POTUS calls the heads of every 3-letter agency set up to protect the US. In the White House situation room, Op Center director Chase Williams is given a tongue lashing by every political opponent of the Center. At the end, POTUS shoves Williams out the door and the Center is ordered to be summarily disbanded. Today.

Williams’ entire team is out of a job. And he has to figure out his own future while mourning the loss of life in New York. Once he gets home, Matt Berry, an old friend and now the Deputy Chief of Staff to POTUS, contacts him to meet. Now.

With the full support of POTUS, Berry offers Chase a job. Head up a new covert team. Small. Out of the Defense Logistics Agency. Unlimited cash, supplies, support. Flexible. Forget about endless planning and getting approvals. Just go and get the job done. And this job is to get Salehi. Alive or dead. Just get him. An encrypted text is sent to three specific individuals:

“Black Wasp”

Lance Corporal Jaz Rivette. Sniper and an expert with any type of sidearm or rifle. Logged his first kill as a 10yo when he stopped a store robbery. Lt. Grace Lee. Hand to hand combat instructor at Ft Bragg. Doesn’t carry a gun. All she needs are her martial arts skills and a few knives. Commander Hamilton Breen. With the Navy JAG office. Yeah, he’s a lawyer. Sort of the team’s soul. But he is still a soldier, and a damn good one.  They drop everything to meet in ASAP in DC.

They don’t know Williams. Just that he’s been assigned to lead this team. With intel from every overt and covert agency passed to them, they start tracking Salehi’s movements. The chemical engineer fled to Toronto. Salehi heads to the Caribbean via Hartford, CT. Rumors of Salehi’s whereabouts run rampant. The engineer is found murdered. Apparently by a Jamaican Muslim group. That’s what Williams grabs and Black Wasp heads for a night parachute drop into a crime-ridden corner of Jamaica.

The hunt goes through Jamaica then after a couple flight changes, arrives in Yemen where Salehi meets up with his benefactor who has promised him a ship and a lifetime of cash as a reward for striking at the Great Satan. Black Wasp just has to catch up with him before he disappears to the ocean. Black Wasp is pretty effective when it doesn’t have to check back in with Momma in DC every time a decision is necessary. It's a breathless week after the Intrepid attack.

I thought this was interesting and credible. It could happen. Whether there is something like Black Wasp buried deep within the government is open for debate. Not just on practical grounds. But moral grounds, too. The closer they get to Salehi, the more the bodies pile up. Most are bad guys, but there are what amounts to an execution or two along the way.

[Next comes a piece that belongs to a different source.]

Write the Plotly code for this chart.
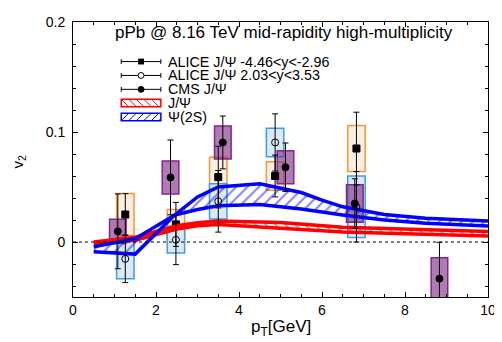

Way back when, I read every novel Clancy wrote (really liked Clark and Chavez characters. Wish Hollywood would make Without Remorse into a movie), but I began to tire of the plot lines when there was an attempt to pass the Jack Ryan flame on to Jack, Jr. I read the first couple Op Center books but didn’t return. While I’m not likely to go back to where I left off and work my way forward, I will say that if the Op Center series continues the Black Wasp theme along, I’ll be there. This is just the kind of book Men Reading Books was based on.